中国でインターネット依存の治療として電気けいれん療法を行うことを禁止(ガーディアン)

www.theguardian.com

インターネット依存症に電気けいれん療法を行うことの懸念が高まり、2009年に中国の保健省が中止を勧告したようだ。中央政府の保健省が電気けいれん療法を実施している山東省の保健部に要請を行ったと報道されている。インターネット依存症の定義があまりにも漠然としていると専門家は指摘している、とのこと。

ある専門家たちは、2008年にインターネット依存症の最初の診断定義を行ったそうだ。

  1. 1日に少なくとも6時間をオンラインで過ごす
  2. オンラインに戻るために切望を含む

1と2の少なくとも1つ。

  1. 社会的な接触の恐怖
  2. 集中困難や睡眠

他の専門家は、この定義はあまりにも一般的すぎること、基準があまりにも曖昧であるため、多くの依存症ではない人たちが、この定義に当てはまると主張している、とのこと。

電気けいれん療法の禁止は、山東省臨沂市の精神科病院の楊永信医師(参照)が電気けいれん療法行っているという報道を受けてのものだった。北京ニュースによると、楊氏は、脳に小さな電流を流すことで脳を覚醒させるという治療法を考案したという。彼は刺激が苦痛を引き起こすかもしれないが、非常に安全であり、どのような方法でも子供に害を与えないとコメントしている。

北京のニュースによると、記者が楊氏のセンターを利用したいと申し出ると、治療費が月5,500元(£500)だった言われたという。
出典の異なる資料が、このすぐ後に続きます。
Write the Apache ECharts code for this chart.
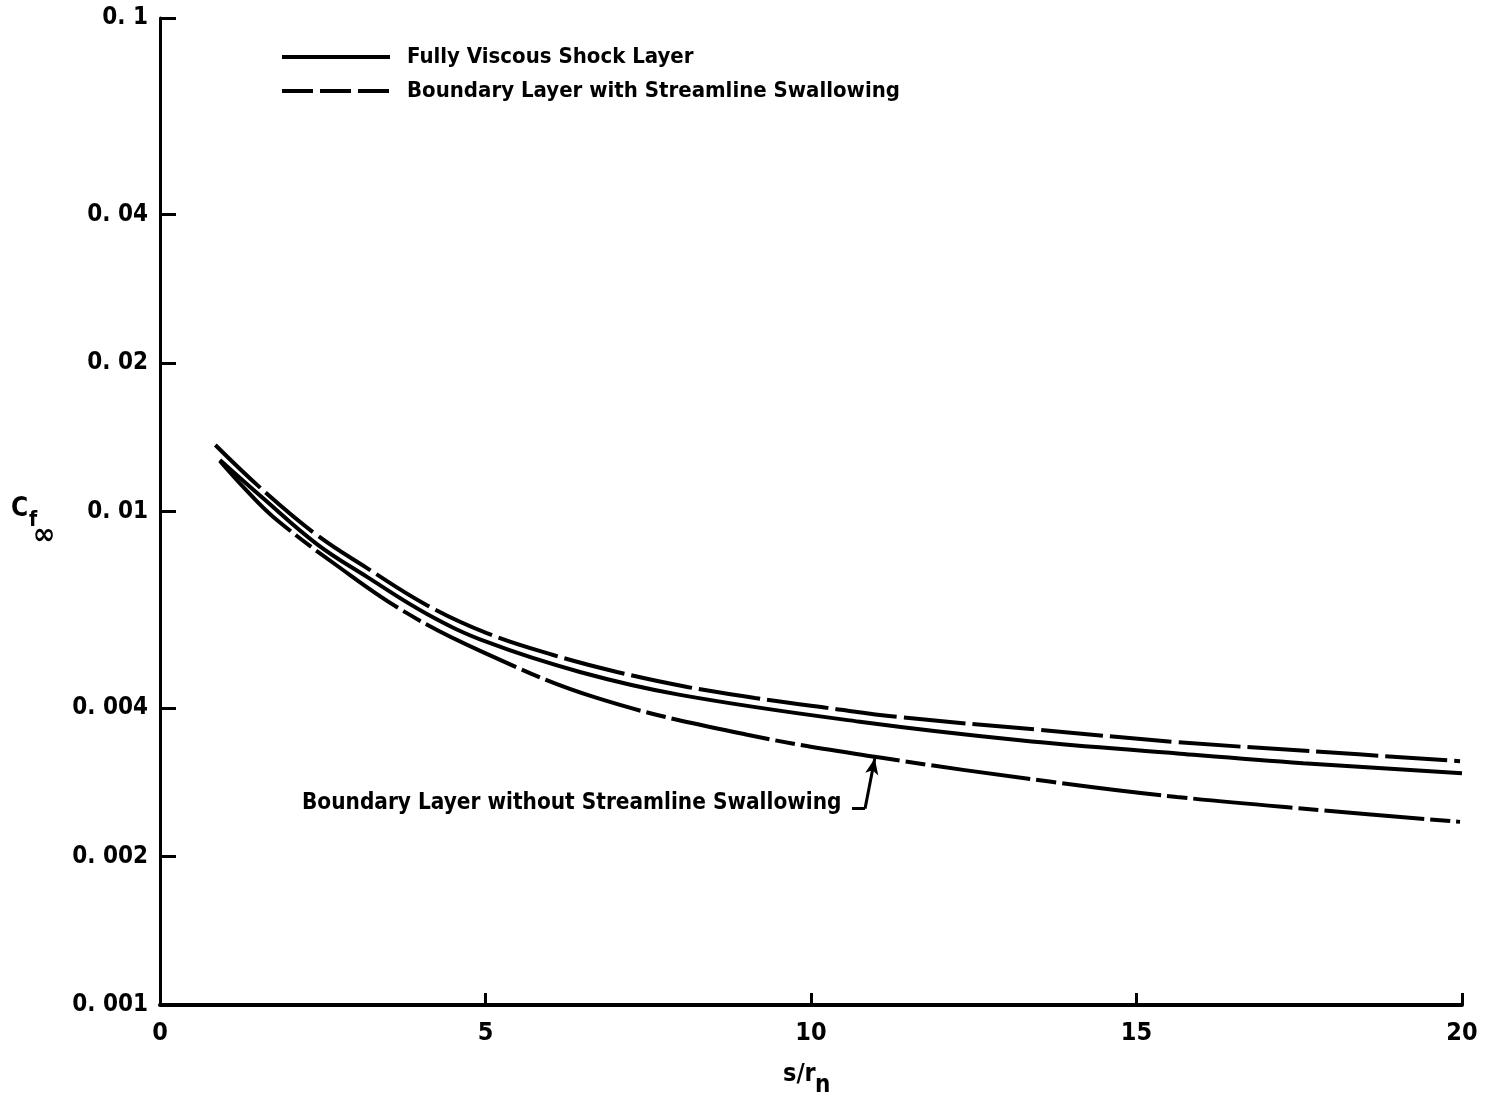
<!DOCTYPE html>
<html>
<head>
<meta charset="utf-8">
<script src="https://cdn.jsdelivr.net/npm/echarts@6/dist/echarts.min.js"></script>
<style>
  html, body { margin: 0; padding: 0; background: #fff; }
  #main { width: 1485px; height: 1103px; }
</style>
</head>
<body>
<div id="main"></div>
<script>
// data (x = s/r_n, y = Cf_inf)
var fullyViscousX = [0.92, 1.58, 2.41, 3.18, 4.10, 5.02, 6.45, 7.99, 10.75, 13.21, 15.67, 17.56, 20.0];
var fullyViscousY = [0.01272, 0.01065, 0.00859, 0.00737, 0.00620, 0.00544, 0.00473, 0.00425, 0.00375, 0.00344, 0.00323, 0.00309, 0.00295];

var withSwallowX = [0.85, 1.58, 2.41, 3.18, 4.10, 5.02, 6.04, 7.02, 8.10, 9.14, 10.25, 11.37, 13.52, 15.62, 17.66, 19.97];
var withSwallowY = [0.01364, 0.01105, 0.00896, 0.00768, 0.00646, 0.00567, 0.00512, 0.00473, 0.00441, 0.00419, 0.00400, 0.00383, 0.00361, 0.00341, 0.00327, 0.00312];

var withoutSwallowX = [0.92, 1.31, 1.74, 2.70, 3.76, 4.96, 6.71, 9.02, 11.01, 13.72, 15.62, 17.87, 19.97];
var withoutSwallowY = [0.01266, 0.01110, 0.00975, 0.00780, 0.00626, 0.00519, 0.00419, 0.00353, 0.00318, 0.00283, 0.00264, 0.00248, 0.00235];

var seriesNames = ['Fully Viscous Shock Layer', 'Boundary Layer with Streamline Swallowing', 'Boundary Layer without Streamline Swallowing'];

var yTicks = [0.001, 0.002, 0.004, 0.01, 0.02, 0.04, 0.1];
var yTickLabels = ['0. 001', '0. 002', '0. 004', '0. 01', '0. 02', '0. 04', '0. 1'];

// annotation arrow (data coords)
var arrowTail = [10.63, 0.0025];
var arrowKnee = [10.83, 0.0025];
var arrowTip = [10.98, 0.00316];

var FONT = '"DejaVu Sans Condensed", sans-serif';

function pairs(xs, ys) {
    var out = [];
    for (var i = 0; i < xs.length; i++) out.push([xs[i], ys[i]]);
    return out;
}

var chart = echarts.init(document.getElementById('main'));

var option = {
    backgroundColor: '#fff',
    animation: false,
    grid: { left: 160, right: 23, top: 18, bottom: 98 },
    legend: {
        orient: 'vertical',
        left: 275,
        top: 39,
        itemWidth: 108,
        itemHeight: 14,
        itemGap: 8,
        itemStyle: { opacity: 0 },
        textStyle: {
            fontFamily: FONT, fontSize: 22, fontWeight: 'bold', color: '#000',
            lineHeight: 26, padding: [0, 0, 0, 12]
        },
        data: [
            { name: seriesNames[0], lineStyle: { type: 'solid', width: 4, color: '#000' } },
            { name: seriesNames[1], lineStyle: { type: [31, 7], width: 4, color: '#000' } }
        ]
    },
    xAxis: {
        type: 'value',
        min: 0, max: 20, interval: 5,
        axisLine: { lineStyle: { color: '#000', width: 4 } },
        axisTick: { inside: true, length: 12, lineStyle: { color: '#000', width: 3 } },
        axisLabel: { fontFamily: FONT, fontSize: 25, fontWeight: 'bold', color: '#000', margin: 16 },
        splitLine: { show: false }
    },
    yAxis: {
        type: 'log',
        logBase: 10,
        min: 0.001, max: 0.1,
        axisLine: { lineStyle: { color: '#000', width: 3 } },
        axisTick: { inside: true, length: 16, customValues: yTicks, lineStyle: { color: '#000', width: 3 } },
        axisLabel: {
            customValues: yTicks,
            fontFamily: FONT, fontSize: 24, fontWeight: 'bold', color: '#000', margin: 12,
            formatter: function (v) {
                for (var i = 0; i < yTicks.length; i++) {
                    if (Math.abs(Math.log10(v) - Math.log10(yTicks[i])) < 1e-6) return yTickLabels[i];
                }
                return '';
            }
        },
        splitLine: { show: false },
        minorTick: { show: false }
    },
    series: [
        {
            name: seriesNames[0],
            type: 'line',
            smooth: 0.4,
            symbol: 'none',
            itemStyle: { color: '#000' },
            lineStyle: { color: '#000', width: 4, type: 'solid' },
            data: pairs(fullyViscousX, fullyViscousY)
        },
        {
            name: seriesNames[1],
            type: 'line',
            smooth: 0.4,
            symbol: 'none',
            itemStyle: { color: '#000' },
            lineStyle: { color: '#000', width: 4, type: [62, 7] },
            data: pairs(withSwallowX, withSwallowY)
        },
        {
            name: seriesNames[2],
            type: 'line',
            smooth: 0.4,
            symbol: 'none',
            itemStyle: { color: '#000' },
            lineStyle: { color: '#000', width: 4, type: [100, 6, 20, 6] },
            data: pairs(withoutSwallowX, withoutSwallowY),
            markLine: {
                silent: true,
                symbol: ['none', 'none'],
                label: { show: false },
                lineStyle: { color: '#000', width: 3, type: 'solid' },
                data: [
                    [{ coord: arrowTail }, { coord: arrowKnee }],
                    [{ coord: arrowKnee }, { coord: arrowTip, symbol: 'arrow', symbolSize: [10, 16] }]
                ]
            }
        }
    ],
    graphic: [
        {
            type: 'text', left: 302, top: 792,
            style: { text: seriesNames[2], font: 'bold 22.4px ' + FONT, fill: '#000' }
        },
        {
            type: 'text', left: 11, top: 496,
            style: { text: 'C', font: 'bold 26px ' + FONT, fill: '#000' }
        },
        {
            type: 'text', left: 29, top: 510,
            style: { text: 'f', font: 'bold 21px ' + FONT, fill: '#000' }
        },
        {
            type: 'text', left: 33, top: 521,
            style: { text: '\u221E', font: 'bold 30px ' + FONT, fill: '#000' }
        },
        {
            type: 'text', left: 783, top: 1062,
            style: { text: 's/r', font: 'bold 25px ' + FONT, fill: '#000' }
        },
        {
            type: 'text', left: 815, top: 1074,
            style: { text: 'n', font: 'bold 24px ' + FONT, fill: '#000' }
        }
    ]
};

chart.setOption(option);
</script>
</body>
</html>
記者が電気けいれん療法が使用されるかどうか尋ずねると、スタッフはそれが「パルス療法(pulse therapy)」 と呼ばれるべきでもので、特殊な状況においてだけ、使用されたと言った、という。

なお、別の施設(济南军区总医院)のTao Ran氏によると、病院で治療の対象となっているのは、オンラインゲームの利用者がほとんどのようで、男性が90%、15-18歳が80%とのことである。